GIVEN INSTRUCTION: Exactly and only the lines from the first entry through the line with "import numpy as np" should be copied, both ends included, with no pictures.

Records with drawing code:
☆ ☆ ☆
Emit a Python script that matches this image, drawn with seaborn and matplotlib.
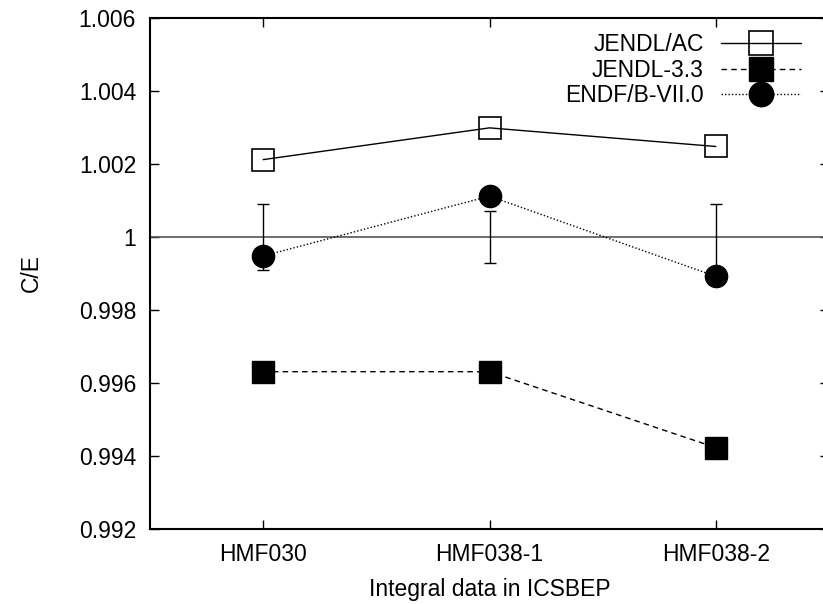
import matplotlib
matplotlib.use("Agg")
import matplotlib.pyplot as plt
import seaborn as sns
import pandas as pd
import numpy as np

categories = ["HMF030", "HMF038-1", "HMF038-2"]
jendl_ac = [1.00212, 1.00299, 1.00248]
jendl_33 = [0.99631, 0.99631, 0.99423]
endf_b7 = [0.99948, 1.00112, 0.99892]
exp_value = [1.0, 1.0, 1.0]
exp_err = [0.0009, 0.0007, 0.0009]
yticks = [0.992, 0.994, 0.996, 0.998, 1.0, 1.002, 1.004, 1.006]
ytick_labels = ["0.992", "0.994", "0.996", "0.998", "1", "1.002", "1.004", "1.006"]

sns.set_theme(style="ticks")
plt.rcParams["font.family"] = ["Liberation Sans", "DejaVu Sans"]
plt.rcParams["text.color"] = "black"
plt.rcParams["axes.labelcolor"] = "black"

fig = plt.figure(figsize=(8.23, 6.04), dpi=100)
ax = fig.add_axes([150 / 823, 1 - 529 / 604, 679 / 823, 511 / 604])

pos = np.arange(len(categories))
df = pd.DataFrame({
    "x": np.tile(pos, 3),
    "y": jendl_ac + jendl_33 + endf_b7,
    "series": ["JENDL/AC"] * 3 + ["JENDL-3.3"] * 3 + ["ENDF/B-VII.0"] * 3,
})

ax.axhline(1.0, color="#555555", lw=1.2, zorder=1)
ax.errorbar(pos, exp_value, yerr=exp_err, fmt="none", ecolor="black",
            elinewidth=1.0, capsize=4, capthick=1.0, zorder=2)

styles = {
    "JENDL/AC": dict(ls="-", marker="s", mfc="none", mec="black", mew=1.2),
    "JENDL-3.3": dict(ls=(0, (4, 3)), marker="s", mfc="black", mec="black", mew=1.0),
    "ENDF/B-VII.0": dict(ls=(0, (1, 1.5)), marker="o", mfc="black", mec="black", mew=1.0),
}
for name in ["JENDL/AC", "JENDL-3.3", "ENDF/B-VII.0"]:
    sub = df[df["series"] == name]
    st = styles[name]
    sns.lineplot(data=sub, x="x", y="y", ax=ax, color="black", lw=1.0,
                 linestyle=st["ls"], marker=st["marker"], markersize=16,
                 markerfacecolor=st["mfc"], markeredgecolor=st["mec"],
                 markeredgewidth=st["mew"], label=name, zorder=3)

fs = 16.5
ax.set_xlim(-0.5, 2.5)
ax.set_ylim(0.992, 1.006)
ax.set_xticks(pos)
ax.set_xticklabels(categories)
ax.set_yticks(yticks)
ax.set_yticklabels(ytick_labels)
ax.tick_params(direction="in", length=6.5, width=1.0, top=True, right=True,
               labelsize=fs, colors="black", pad=10)
ax.set_xlabel("Integral data in ICSBEP", fontsize=fs, labelpad=9)
ax.set_ylabel("C/E", fontsize=fs, labelpad=26)
for s in ax.spines.values():
    s.set_linewidth(1.5)
    s.set_color("black")

leg = ax.legend(loc="upper right", bbox_to_anchor=(801 / 823, 1 - 33 / 604),
                bbox_transform=fig.transFigure, frameon=False, markerfirst=False,
                fontsize=fs, handlelength=3.5, handletextpad=0.75,
                labelspacing=0.12, borderpad=0, borderaxespad=0,
                markerscale=1.1)

fig.savefig("out.png", dpi=100)
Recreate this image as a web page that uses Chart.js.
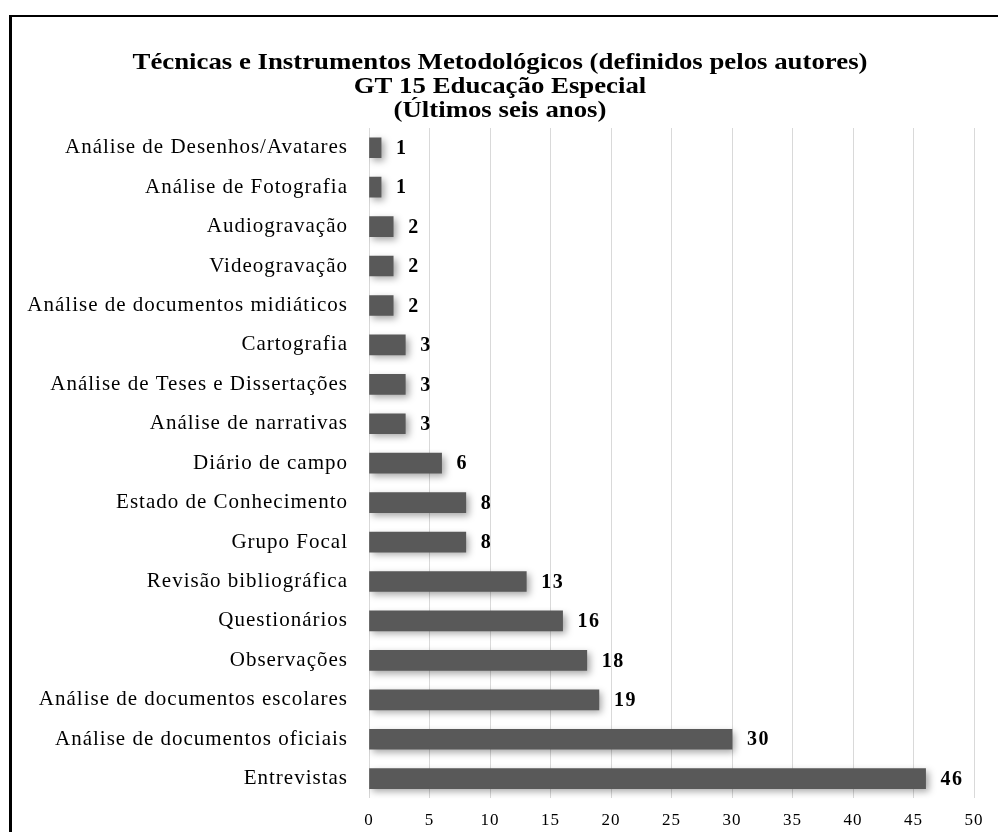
<!DOCTYPE html>
<html>
<head>
<meta charset="utf-8">
<script src="https://cdn.jsdelivr.net/npm/chart.js@4.4.1/dist/chart.umd.min.js"></script>
<style>
  html, body { margin: 0; padding: 0; background: #fff; overflow: hidden; }
  canvas { display: block; }
</style>
</head>
<body>
<canvas id="chart" width="998" height="832"></canvas>
<script>
// chart data
const categories = [
  'Análise de Desenhos/Avatares',
  'Análise de Fotografia',
  'Audiogravação',
  'Videogravação',
  'Análise de documentos midiáticos',
  'Cartografia',
  'Análise de Teses e Dissertações',
  'Análise de narrativas',
  'Diário de campo',
  'Estado de Conhecimento',
  'Grupo Focal',
  'Revisão bibliográfica',
  'Questionários',
  'Observações',
  'Análise de documentos escolares',
  'Análise de documentos oficiais',
  'Entrevistas'
];
const counts = [1, 1, 2, 2, 2, 3, 3, 3, 6, 8, 8, 13, 16, 18, 19, 30, 46];
const titleLines = [
  'Técnicas e Instrumentos Metodológicos (definidos pelos autores)',
  'GT 15 Educação Especial',
  '(Últimos seis anos)'
];

const serif = '"Liberation Serif", "Times New Roman", serif';

// white page and the open black frame (top and left edges only)
const pageFrame = {
  id: 'pageFrame',
  beforeDraw(chart) {
    const ctx = chart.ctx;
    ctx.save();
    ctx.fillStyle = '#fff';
    ctx.fillRect(0, 0, chart.width, chart.height);
    ctx.fillStyle = '#000';
    ctx.fillRect(9, 15, chart.width, 2);
    ctx.fillRect(9, 15, 3, chart.height);
    ctx.restore();
    // the original text is set with loose letter spacing
    ctx.letterSpacing = '1px';
  },
  afterDraw(chart) { chart.ctx.letterSpacing = '0px'; }
};

// soft shadow under the bars
const barShadow = {
  id: 'barShadow',
  beforeDatasetDraw(chart) {
    const ctx = chart.ctx;
    ctx.save();
    ctx.shadowColor = 'rgba(0,0,0,0.35)';
    ctx.shadowBlur = 7;
    ctx.shadowOffsetX = 3;
    ctx.shadowOffsetY = 3;
  },
  afterDatasetDraw(chart) {
    chart.ctx.restore();
  }
};

// value labels next to the bars
const valueLabels = {
  id: 'valueLabels',
  afterDatasetsDraw(chart) {
    const ctx = chart.ctx;
    const meta = chart.getDatasetMeta(0);
    ctx.save();
    ctx.letterSpacing = '1.5px';
    ctx.font = 'bold 20px ' + serif;
    ctx.fillStyle = '#000';
    ctx.textBaseline = 'middle';
    ctx.textAlign = 'left';
    meta.data.forEach((bar, i) => {
      ctx.fillText(String(counts[i]), bar.x + 15, bar.y + 1);
    });
    ctx.restore();
  }
};

// three line title above the plot, stretched a little like the original
const titleText = {
  id: 'titleText',
  afterDraw(chart) {
    const ctx = chart.ctx;
    ctx.save();
    ctx.letterSpacing = '0px';
    ctx.font = 'bold 23px ' + serif;
    ctx.fillStyle = '#000';
    ctx.textAlign = 'center';
    ctx.textBaseline = 'middle';
    const stretch = 735 / ctx.measureText(titleLines[0]).width;
    titleLines.forEach((line, i) => {
      ctx.save();
      ctx.translate(500, 63 + i * 24);
      ctx.scale(stretch, 1);
      ctx.fillText(line, 0, 0);
      ctx.restore();
    });
    ctx.restore();
  }
};

new Chart(document.getElementById('chart'), {
  type: 'bar',
  data: {
    labels: categories,
    datasets: [{
      data: counts,
      backgroundColor: '#595959',
      barThickness: 20
    }]
  },
  options: {
    indexAxis: 'y',
    responsive: false,
    animation: false,
    layout: { padding: { top: 128, right: 24, left: 0, bottom: 0 } },
    plugins: {
      legend: { display: false },
      tooltip: { enabled: false }
    },
    scales: {
      x: {
        min: 0,
        max: 50,
        ticks: {
          stepSize: 5,
          color: '#000',
          padding: 12,
          font: { family: serif, size: 17 }
        },
        grid: { color: '#d9d9d9', drawTicks: false },
        border: { display: false },
        afterFit(scale) { scale.height = 30; }
      },
      y: {
        ticks: {
          color: '#000',
          padding: 21,
          font: { family: serif, size: 21 }
        },
        grid: { display: false, drawTicks: false },
        border: { display: false },
        afterFit(scale) { scale.width = 369; }
      }
    }
  },
  plugins: [pageFrame, barShadow, valueLabels, titleText]
});
</script>
</body>
</html>
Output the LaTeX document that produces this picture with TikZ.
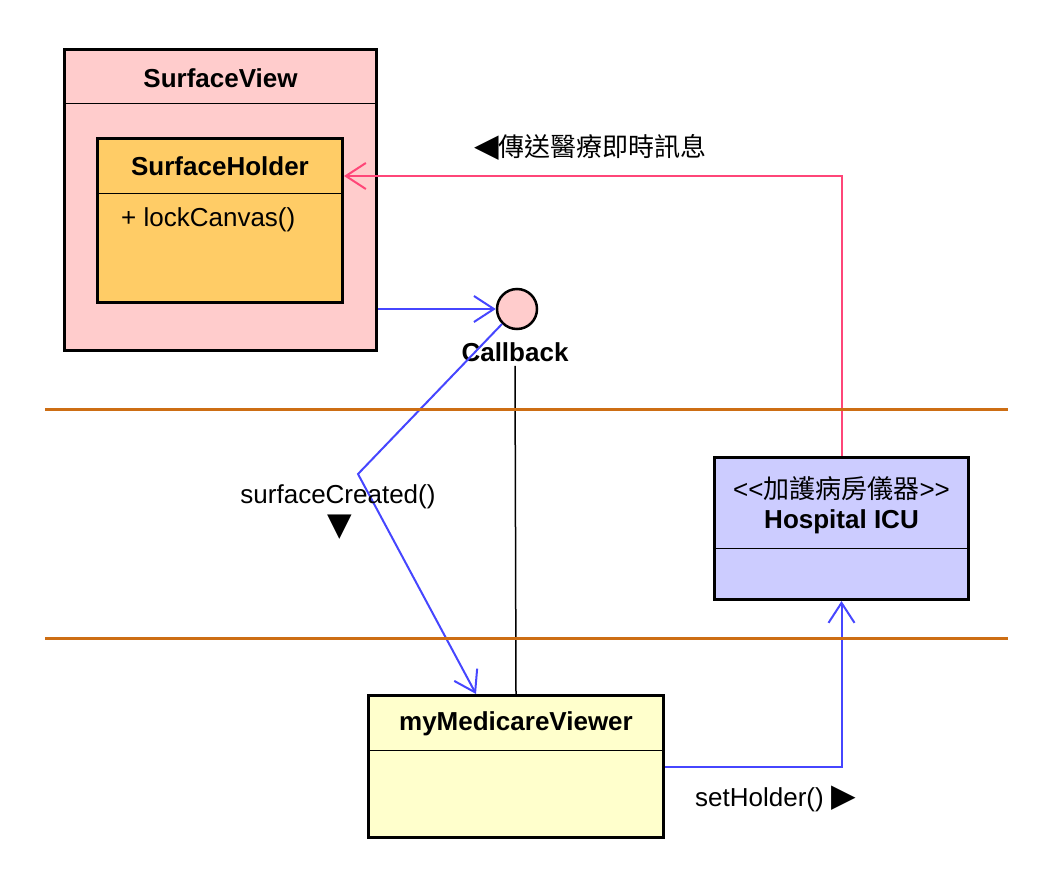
\documentclass[tikz,border=0pt]{standalone}
\usepackage{fontspec}
\setmainfont{Liberation Sans}
\newfontfamily\cjk{Noto Sans CJK TC}
\newfontfamily\symb{DejaVu Sans}
\usetikzlibrary{arrows.meta,positioning,calc}

\definecolor{viewpink}{RGB}{255,204,204}
\definecolor{holderorange}{RGB}{255,204,102}
\definecolor{icublue}{RGB}{204,204,255}
\definecolor{vieweryellow}{RGB}{255,255,204}
\definecolor{msgblue}{RGB}{70,70,255}
\definecolor{msgpink}{RGB}{255,70,120}
\definecolor{layerorange}{RGB}{205,110,20}

\tikzset{
  classbox/.style={draw, line width=3pt, inner sep=0pt},
  sepline/.style={line width=1pt},
  boldtext/.style={font=\fontsize{26}{30}\selectfont\bfseries, inner sep=0pt},
  plaintext/.style={font=\fontsize{26}{30}\selectfont, inner sep=0pt},
  layerline/.style={layerorange, line width=3pt},
  bluearrow/.style={msgblue, line width=2pt, -{Straight Barb[length=20pt,width=26pt,line width=2pt]}},
  pinkarrow/.style={msgpink, line width=2pt, -{Straight Barb[length=20pt,width=26pt,line width=2pt]}}
}

\begin{document}
\begin{tikzpicture}[x=1pt,y=-1pt]
  \useasboundingbox (0,0) rectangle (1040,878);

  % SurfaceView with its SurfaceHolder
  \node[classbox, fill=viewpink, minimum width=312, minimum height=301] (surfaceview) at (220.5,200) {};
  \node[boldtext] (surfaceviewname) at (220.5,78) {SurfaceView};
  \draw[sepline] (64,103) -- (377,103);
  \node[classbox, fill=holderorange, minimum width=245, minimum height=164] (surfaceholder) at (220,220.5) {};
  \node[boldtext] (surfaceholdername) at (220,166) {SurfaceHolder};
  \draw[sepline] (97,193) -- (343,193);
  \node[plaintext, anchor=west] (lockcanvas) at (121,220) {+ lockCanvas()};
  \coordinate (holderport) at (344,176);

  % Callback interface
  \node[draw, circle, line width=2.5pt, fill=viewpink, minimum size=40, inner sep=0pt] (callback) at (517,309) {};
  \node[boldtext] (callbackname) at (515,352) {Callback};

  % Hospital ICU
  \node[classbox, fill=icublue, minimum width=254, minimum height=142] (icu) at (841.5,528.5) {};
  \node[plaintext] (icustereo) at (841.5,489) {<{}<{\cjk 加護病房儀器}>{}>};
  \node[boldtext] (icuname) at (841.5,522) {Hospital ICU};
  \draw[sepline] (715,548) -- (968,548);

  % myMedicareViewer
  \node[classbox, fill=vieweryellow, minimum width=295, minimum height=142] (viewer) at (516,766.5) {};
  \node[boldtext] (viewername) at (516,724) {myMedicareViewer};
  \draw[sepline] (369,750) -- (663,750);

  % Connectors
  \draw[bluearrow] (surfaceview.east |- callback.west) -- (callback.west);
  \draw[pinkarrow] (icu.north) |- (holderport);
  \draw[line width=1.5pt] (callbackname.south) ++(0,4) -- (viewer.north);
  \coordinate (createdbend) at (358,474);
  \draw[bluearrow] (callback.225) -- (createdbend) -- ($(viewer.north)+(-40,0)$);
  \draw[bluearrow] (viewer.east) -| (icu.south);

  % Message labels
  \node[plaintext, anchor=west] (sendlabel) at (474,147) {{\symb\fontsize{32}{34}\selectfont ◀}{\cjk 傳送醫療即時訊息}};
  \node[plaintext] (createdlabel) at (338,497) {surfaceCreated()};
  \node[inner sep=0pt, font=\symb\fontsize{32}{34}\selectfont] (createdtri) at (340,527) {▼};
  \node[plaintext, anchor=west] (holderlabel) at (695,799) {setHolder() {\symb\fontsize{32}{34}\selectfont ▶}};

  % Layer separators
  \draw[layerline] (45,409) -- (1008,409);
  \draw[layerline] (45,638) -- (1008,638);
\end{tikzpicture}
\end{document}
☆ ☆ ☆
EXPECTED ANSWER:
Emit a Python script that matches this image, drawn with seaborn and matplotlib.
import matplotlib
matplotlib.use("Agg")
import matplotlib.pyplot as plt
import seaborn as sns
import pandas as pd
import numpy as np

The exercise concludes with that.